Miller, 62, died in a car accident on Nov. 12. She was pursuing a Master of Arts in history while teaching at State Fair Community College in Sedalia, Missouri, and taught GED classes.
Jon Taylor, UCM history professor, said he knew Miller for eight years as a student and as his teaching assistant. Taylor said Miller had thought about becoming a history professor herself.
“Kathy loved to learn. She loved to teach and she loved to teach what she learned,” Taylor said.
Taylor said he really got to know Miller when she took his classes as a graduate student.
“She (was) an excellent student: always conscientious, always contributing, always went the extra mile,” Taylor said.
Taylor said at the time, Miller also taught GED classes in Clinton, Missouri. He said because of her experience, he knew she would be a great teaching assistant.
“She was always an excellent mentor to the students, trying to help them in any way that she could,” Taylor said. “I knew that she was entirely capable at doing whatever it was she was tasked at doing, and so I never had to check up…we worked together on that particular class and I entrusted her so much that I let her teach the class on a couple occasions when I was gone because I knew that she could do that…I know what I heard from others that she always did an excellent job.”
He said Miller loved to learn, research and said she was an excellent writer.
“She always knew that there was more,” Taylor said. “That’s something that’s very difficult to teach: the want to find out more. That curiosity was very unique.”
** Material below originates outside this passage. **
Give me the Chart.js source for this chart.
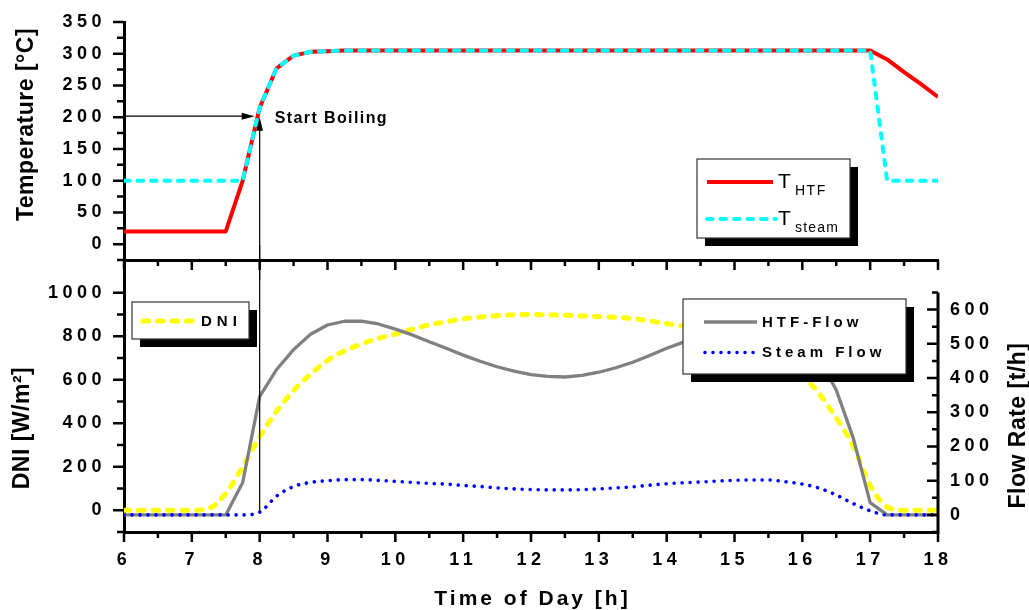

Carol Heming, UCM history professor emerita, said she had Miller in her classes as a student before she retired in 2014. She said Miller always had a strong presence in the classroom.
“I noticed that she was a non-traditional student,” Heming said. “She was a bit of a mother hand to some of the other students. They looked up to her.”
Heming said when Miller did presentations in class, she could tell Miller had former teaching experience. She later found out that Miller had teaching experience in her local church in Clinton.
“She had a very professional manner of presenting and of bringing everyone into the discussion,” she said. “She just was a dream student and any professor would have been thrilled to have her in class, and I was.”
Heming said Miller had recently finished her thesis for her master’s degree. All there was left to do was fix up some typos and minor revisions.
“That was like a week before she passed away,” she said. “Such a shock. We’re working to have her awarded with her degree posthumously…she has seven daughters and they were all very interested in seeing that happen because they know how dedicated she was to having it finished.”
Heming said she and Miller had not only a student-professor relationship, but a friendship as well.
“I saw her as a very good friend. Her age and my age weren’t that different,” she said. “I just was always impressed with how thoroughly she did anything. She was a perfectionist and we have a lot of interest in common.”
Heming said she and Miller were going to publish articles together after Miller got her degree based on the research she did for her thesis. Heming said she was going to help Miller get the articles published in some journals.
“I’m pretty sure that would have happened, but it won’t now, unfortunately,” Heming said. “I can’t even begin to imagine how many people are going to miss her.”
Taylor said even during her busy life with seven children, she always found a way to get her assignments in on time.
“I know her family was very, very proud of her,” Taylor said. “She was probably one of the top students that we’ve had to go through our program and she will be greatly missed.”